Leave out every picture, then transcribe the rest of the listing exactly.

——————

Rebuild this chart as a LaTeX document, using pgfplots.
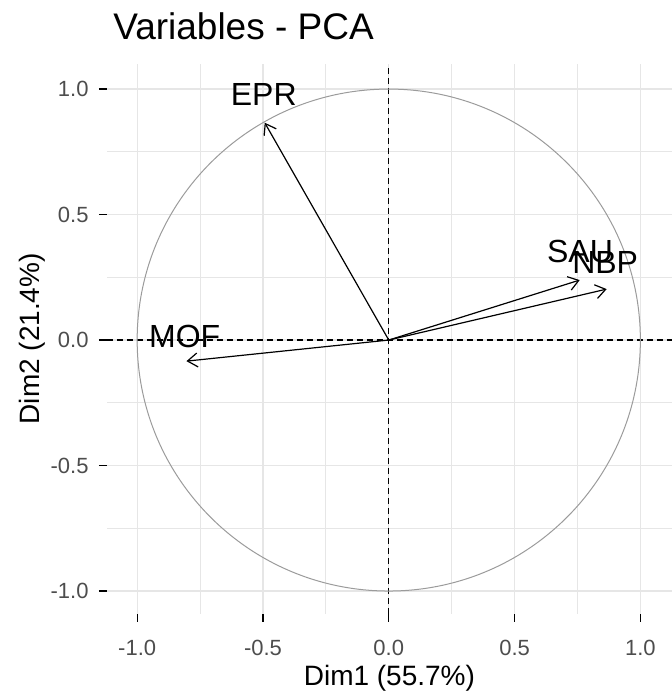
\documentclass[border=0pt]{standalone}
\usepackage{fontspec}
\setmainfont{Liberation Sans}
\usepackage{pgfplots}
\pgfplotsset{compat=1.18}
\usetikzlibrary{arrows.meta}
\definecolor{gridc}{RGB}{230,230,230}
\definecolor{circc}{RGB}{155,155,155}
\definecolor{tickc}{RGB}{77,77,77}

\begin{document}
\begin{tikzpicture}
\useasboundingbox (-53.5pt,-40.2pt) rectangle (282.5pt,306.9pt);
\begin{axis}[
    at={(0,0)}, anchor=south west,
    scale only axis,
    width=282.5pt, height=274.9pt,
    xmin=-1.12, xmax=1.125,
    ymin=-1.09, ymax=1.10,
    xtick={-1,-0.5,0,0.5,1},
    ytick={-1,-0.5,0,0.5,1},
    xticklabels={-1.0,-0.5,0.0,0.5,1.0},
    yticklabels={-1.0,-0.5,0.0,0.5,1.0},
    minor tick num=1,
    grid=both,
    major grid style={gridc, line width=0.6pt},
    minor grid style={gridc, line width=0.45pt},
    axis line style={draw=none},
    tick pos=left,
    tick align=outside,
    major tick length=4pt,
    minor tick length=0pt,
    tick style={black, line width=0.6pt},
    ticklabel style={font=\fontsize{11}{13}\selectfont, text=tickc, inner sep=0pt},
    xticklabel style={anchor=base, yshift=-17pt},
    yticklabel style={anchor=east, xshift=-5pt},
    xlabel={Dim1 (55.7\%)},
    ylabel={Dim2 (21.4\%)},
    xlabel style={at={(axis description cs:0.5,0)}, anchor=base, yshift=-36pt,
      font=\fontsize{14}{16}\selectfont, inner sep=0pt},
    ylabel style={at={(axis description cs:-0.1319,0.5)}, anchor=center,
      font=\fontsize{14}{16}\selectfont, inner sep=0pt},
  ]
  % reference lines
  \addplot[black, line width=0.7pt, dash pattern=on 3pt off 2pt] coordinates {(-1.12,0) (1.125,0)};
  \addplot[black, line width=0.7pt, dash pattern=on 3pt off 2pt] coordinates {(0,-1.09) (0,1.10)};
  % correlation circle
  \draw[circc, line width=0.5pt] (axis cs:0,0) circle [radius=1];

  % variable arrows
  \addplot[black, line width=0.6pt, -{Straight Barb[length=5pt,width=7pt]}] coordinates {(0,0) (-0.493,0.866)};
  \addplot[black, line width=0.6pt, -{Straight Barb[length=5pt,width=7pt]}] coordinates {(0,0) (-0.804,-0.084)};
  \addplot[black, line width=0.6pt, -{Straight Barb[length=5pt,width=7pt]}] coordinates {(0,0) (0.759,0.239)};
  \addplot[black, line width=0.6pt, -{Straight Barb[length=5pt,width=7pt]}] coordinates {(0,0) (0.866,0.203)};

  % labels
  \node[anchor=base, inner sep=0pt, font=\fontsize{16}{18}\selectfont] at (axis cs:-0.497,0.936) {EPR};
  \node[anchor=base, inner sep=0pt, font=\fontsize{16}{18}\selectfont] at (axis cs:-0.811,-0.028) {MOF};
  \node[anchor=base, inner sep=0pt, font=\fontsize{16}{18}\selectfont] at (axis cs:0.76,0.31) {SAU};
  \node[anchor=base, inner sep=0pt, font=\fontsize{16}{18}\selectfont] at (axis cs:0.86,0.266) {NBP};
\end{axis}
\node[anchor=base west, inner sep=0pt, font=\fontsize{18.5}{22}\selectfont] at (3pt,286.9pt) {Variables - PCA};
\end{tikzpicture}
\end{document}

——————

Final answer
Rebuild this chart as a LaTeX document, using pgfplots.
\documentclass[border=0pt]{standalone}
\usepackage{fontspec}
\setmainfont{Liberation Sans}
\usepackage{pgfplots}
\pgfplotsset{compat=1.18}
\usetikzlibrary{arrows.meta}
\definecolor{gridc}{RGB}{230,230,230}
\definecolor{circc}{RGB}{155,155,155}
\definecolor{tickc}{RGB}{77,77,77}

\begin{document}
\begin{tikzpicture}
\useasboundingbox (-53.5pt,-40.2pt) rectangle (282.5pt,306.9pt);
\begin{axis}[
    at={(0,0)}, anchor=south west,
    scale only axis,
    width=282.5pt, height=274.9pt,
    xmin=-1.12, xmax=1.125,
    ymin=-1.09, ymax=1.10,
    xtick={-1,-0.5,0,0.5,1},
    ytick={-1,-0.5,0,0.5,1},
    xticklabels={-1.0,-0.5,0.0,0.5,1.0},
    yticklabels={-1.0,-0.5,0.0,0.5,1.0},
    minor tick num=1,
    grid=both,
    major grid style={gridc, line width=0.6pt},
    minor grid style={gridc, line width=0.45pt},
    axis line style={draw=none},
    tick pos=left,
    tick align=outside,
    major tick length=4pt,
    minor tick length=0pt,
    tick style={black, line width=0.6pt},
    ticklabel style={font=\fontsize{11}{13}\selectfont, text=tickc, inner sep=0pt},
    xticklabel style={anchor=base, yshift=-17pt},
    yticklabel style={anchor=east, xshift=-5pt},
    xlabel={Dim1 (55.7\%)},
    ylabel={Dim2 (21.4\%)},
    xlabel style={at={(axis description cs:0.5,0)}, anchor=base, yshift=-36pt,
      font=\fontsize{14}{16}\selectfont, inner sep=0pt},
    ylabel style={at={(axis description cs:-0.1319,0.5)}, anchor=center,
      font=\fontsize{14}{16}\selectfont, inner sep=0pt},
  ]
  % reference lines
  \addplot[black, line width=0.7pt, dash pattern=on 3pt off 2pt] coordinates {(-1.12,0) (1.125,0)};
  \addplot[black, line width=0.7pt, dash pattern=on 3pt off 2pt] coordinates {(0,-1.09) (0,1.10)};
  % correlation circle
  \draw[circc, line width=0.5pt] (axis cs:0,0) circle [radius=1];

  % variable arrows
  \addplot[black, line width=0.6pt, -{Straight Barb[length=5pt,width=7pt]}] coordinates {(0,0) (-0.493,0.866)};
  \addplot[black, line width=0.6pt, -{Straight Barb[length=5pt,width=7pt]}] coordinates {(0,0) (-0.804,-0.084)};
  \addplot[black, line width=0.6pt, -{Straight Barb[length=5pt,width=7pt]}] coordinates {(0,0) (0.759,0.239)};
  \addplot[black, line width=0.6pt, -{Straight Barb[length=5pt,width=7pt]}] coordinates {(0,0) (0.866,0.203)};

  % labels
  \node[anchor=base, inner sep=0pt, font=\fontsize{16}{18}\selectfont] at (axis cs:-0.497,0.936) {EPR};
  \node[anchor=base, inner sep=0pt, font=\fontsize{16}{18}\selectfont] at (axis cs:-0.811,-0.028) {MOF};
  \node[anchor=base, inner sep=0pt, font=\fontsize{16}{18}\selectfont] at (axis cs:0.76,0.31) {SAU};
  \node[anchor=base, inner sep=0pt, font=\fontsize{16}{18}\selectfont] at (axis cs:0.86,0.266) {NBP};
\end{axis}
\node[anchor=base west, inner sep=0pt, font=\fontsize{18.5}{22}\selectfont] at (3pt,286.9pt) {Variables - PCA};
\end{tikzpicture}
\end{document}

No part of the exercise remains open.